Retype nothing but the lines from the start of the material up to and including the line with "values = [27.6, 8.8, 1.3, 5, 1.9, 3, 8.3, 30.2, 14.1]". Pictures don't belong in the copy.

== Information provided ==
* * *
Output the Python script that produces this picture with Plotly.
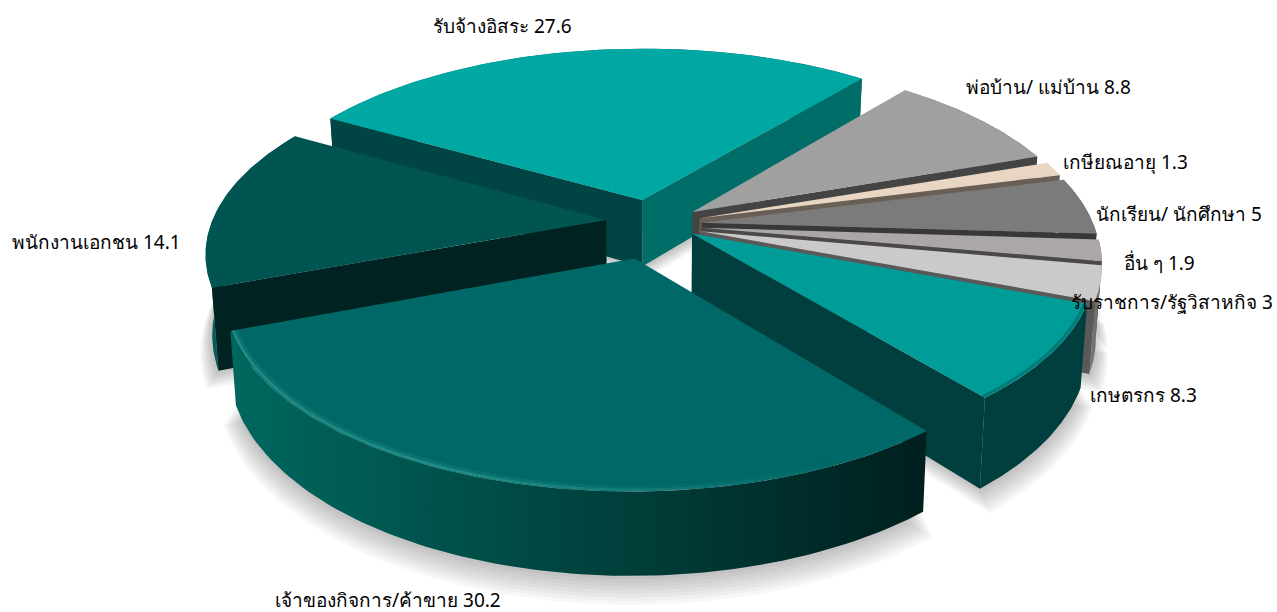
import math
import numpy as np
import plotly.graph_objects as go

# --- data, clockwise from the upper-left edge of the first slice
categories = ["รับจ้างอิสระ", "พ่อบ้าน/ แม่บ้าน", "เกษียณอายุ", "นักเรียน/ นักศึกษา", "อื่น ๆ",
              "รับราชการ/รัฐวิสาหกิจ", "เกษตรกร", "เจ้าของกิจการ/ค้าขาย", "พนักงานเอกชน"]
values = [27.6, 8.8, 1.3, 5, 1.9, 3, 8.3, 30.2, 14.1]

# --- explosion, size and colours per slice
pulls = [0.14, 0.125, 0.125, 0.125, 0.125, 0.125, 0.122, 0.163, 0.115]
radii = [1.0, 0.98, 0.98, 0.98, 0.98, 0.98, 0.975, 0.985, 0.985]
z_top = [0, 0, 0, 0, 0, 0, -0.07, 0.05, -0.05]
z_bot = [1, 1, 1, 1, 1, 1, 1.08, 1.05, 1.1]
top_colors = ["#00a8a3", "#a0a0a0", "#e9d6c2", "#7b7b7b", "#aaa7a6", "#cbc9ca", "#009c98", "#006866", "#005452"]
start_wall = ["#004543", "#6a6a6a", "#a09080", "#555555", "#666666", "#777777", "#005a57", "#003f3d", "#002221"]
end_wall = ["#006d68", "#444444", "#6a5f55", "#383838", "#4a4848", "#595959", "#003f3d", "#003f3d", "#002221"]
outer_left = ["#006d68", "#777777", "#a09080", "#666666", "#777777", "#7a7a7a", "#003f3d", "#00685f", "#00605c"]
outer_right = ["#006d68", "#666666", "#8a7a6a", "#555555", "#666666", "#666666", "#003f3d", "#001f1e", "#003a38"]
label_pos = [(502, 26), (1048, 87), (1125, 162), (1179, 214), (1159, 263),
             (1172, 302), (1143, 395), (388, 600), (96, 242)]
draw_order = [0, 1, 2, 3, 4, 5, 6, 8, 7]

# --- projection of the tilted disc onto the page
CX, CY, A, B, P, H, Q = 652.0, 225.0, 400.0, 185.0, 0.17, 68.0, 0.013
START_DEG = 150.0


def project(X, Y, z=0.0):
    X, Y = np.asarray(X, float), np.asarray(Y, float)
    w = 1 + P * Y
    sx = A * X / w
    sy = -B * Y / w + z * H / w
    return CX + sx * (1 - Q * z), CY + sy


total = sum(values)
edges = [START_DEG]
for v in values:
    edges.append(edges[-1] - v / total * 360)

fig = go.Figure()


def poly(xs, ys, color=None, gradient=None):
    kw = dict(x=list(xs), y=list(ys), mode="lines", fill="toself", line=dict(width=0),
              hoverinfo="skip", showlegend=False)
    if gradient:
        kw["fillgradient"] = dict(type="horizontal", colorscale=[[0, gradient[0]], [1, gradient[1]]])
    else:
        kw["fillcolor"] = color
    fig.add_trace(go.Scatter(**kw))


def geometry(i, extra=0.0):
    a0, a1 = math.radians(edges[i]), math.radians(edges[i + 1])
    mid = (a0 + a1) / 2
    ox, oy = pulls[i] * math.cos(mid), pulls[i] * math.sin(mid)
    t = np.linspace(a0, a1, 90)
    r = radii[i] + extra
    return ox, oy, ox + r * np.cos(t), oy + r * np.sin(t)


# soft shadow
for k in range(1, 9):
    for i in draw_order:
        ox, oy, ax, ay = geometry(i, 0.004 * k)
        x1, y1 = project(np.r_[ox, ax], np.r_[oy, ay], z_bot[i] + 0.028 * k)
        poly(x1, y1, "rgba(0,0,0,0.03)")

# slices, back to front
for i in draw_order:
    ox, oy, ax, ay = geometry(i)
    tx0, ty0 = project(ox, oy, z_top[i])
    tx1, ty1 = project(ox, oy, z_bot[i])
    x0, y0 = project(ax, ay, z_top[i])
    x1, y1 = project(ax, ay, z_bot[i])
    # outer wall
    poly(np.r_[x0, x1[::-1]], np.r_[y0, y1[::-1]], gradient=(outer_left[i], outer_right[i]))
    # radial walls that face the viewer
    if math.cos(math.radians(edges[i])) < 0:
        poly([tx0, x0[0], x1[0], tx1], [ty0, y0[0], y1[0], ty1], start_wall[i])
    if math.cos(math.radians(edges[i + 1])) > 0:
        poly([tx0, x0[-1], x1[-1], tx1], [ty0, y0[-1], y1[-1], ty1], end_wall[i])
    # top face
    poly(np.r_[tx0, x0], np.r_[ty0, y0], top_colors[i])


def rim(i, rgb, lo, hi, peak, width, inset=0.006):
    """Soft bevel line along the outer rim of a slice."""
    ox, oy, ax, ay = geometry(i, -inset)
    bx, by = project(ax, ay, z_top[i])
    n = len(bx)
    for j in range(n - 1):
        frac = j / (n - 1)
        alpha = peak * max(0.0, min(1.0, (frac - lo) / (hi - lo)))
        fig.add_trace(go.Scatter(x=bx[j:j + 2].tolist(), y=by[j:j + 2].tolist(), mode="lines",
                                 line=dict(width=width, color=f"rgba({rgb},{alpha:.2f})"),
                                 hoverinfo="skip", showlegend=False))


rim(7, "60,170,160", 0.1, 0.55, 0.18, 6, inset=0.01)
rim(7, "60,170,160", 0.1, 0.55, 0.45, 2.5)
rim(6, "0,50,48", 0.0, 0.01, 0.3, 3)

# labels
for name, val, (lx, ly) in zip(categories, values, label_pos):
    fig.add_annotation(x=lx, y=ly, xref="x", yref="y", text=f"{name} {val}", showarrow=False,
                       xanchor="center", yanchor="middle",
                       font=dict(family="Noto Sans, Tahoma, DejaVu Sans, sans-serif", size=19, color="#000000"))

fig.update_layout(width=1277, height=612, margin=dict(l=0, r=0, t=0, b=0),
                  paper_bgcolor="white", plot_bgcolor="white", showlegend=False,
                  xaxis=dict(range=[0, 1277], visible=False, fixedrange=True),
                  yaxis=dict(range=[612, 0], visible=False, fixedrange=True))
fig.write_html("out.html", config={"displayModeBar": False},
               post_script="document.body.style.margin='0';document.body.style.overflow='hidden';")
* * *
== Complete answer ==
Output the Python script that produces this picture with Plotly.
import math
import numpy as np
import plotly.graph_objects as go

# --- data, clockwise from the upper-left edge of the first slice
categories = ["รับจ้างอิสระ", "พ่อบ้าน/ แม่บ้าน", "เกษียณอายุ", "นักเรียน/ นักศึกษา", "อื่น ๆ",
              "รับราชการ/รัฐวิสาหกิจ", "เกษตรกร", "เจ้าของกิจการ/ค้าขาย", "พนักงานเอกชน"]
values = [27.6, 8.8, 1.3, 5, 1.9, 3, 8.3, 30.2, 14.1]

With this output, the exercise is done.